Passage of a resolution “against the war, attacks on civil liberties and cuts in civil services” was a slap in the face to Bush’s “war on terror.” The resolution called for repeal of the USA PATRIOT Act and defeat of similar “anti-terrorism” measures in state legislatures; was against local and state law enforcement agencies cooperating with FBI spying on political, union and anti-globalism activists or complying with harassment of Arabs and other immigrants by the Immigration and Naturalization Service.

Convention delegates adopted another resolution calling for the immediate release of the hundreds of Middle Eastern, Arab and other immigrants who are still detained without due process or legal justification; against efforts to add vague new language to the constitutions of state affiliates barring individuals “who consistently pursue policies and activities directed toward the achievement of authoritarianism, totalitarianism, terrorism that suppress individual liberties and freedom of association,” from holding office or being a member of official committees in AFL-CIO state and local bodies.

The 1997 AFL-CIO Convention removed the “anti-Communist clause” from the AFL-CIO constitution. Many delegates saw the proposed language as a step back toward the “bad-old-days” of McCarthyism and voted to send their disapproval to the national AFL-CIO.
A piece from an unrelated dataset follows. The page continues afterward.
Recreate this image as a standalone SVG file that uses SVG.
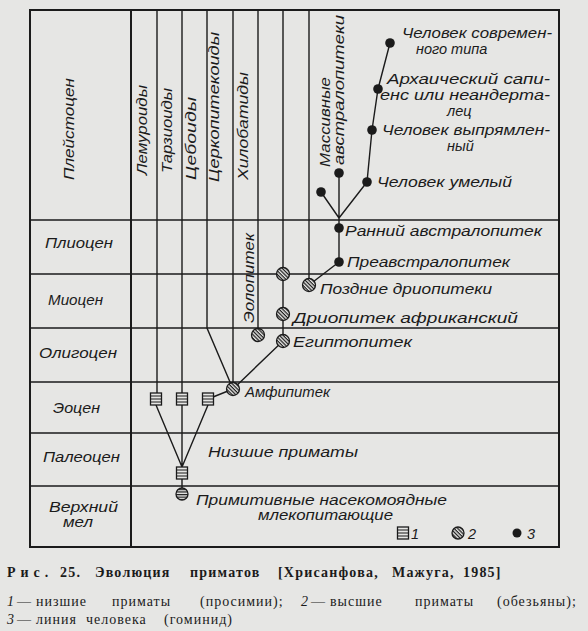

Then came the awarding of a Lifetime Achievement Award to 89-year-old Irene Hull and three other union activists, including Will Parry, an occasional writer for the People’s Weekly World.

In giving the award, Robby Stern, special assistant to the federation president, spoke of Hull’s long life in the labor movement. “Irene insists that her voice and the voice of all working women be heard,” he said, adding: “In 1942 [Irene] heard Earl Browder speak. He was head of the Communist Party. She thought he made sense so she and [her husband] joined. She has never stopped fighting for all of us. Irene, we love you. Thank you so much.”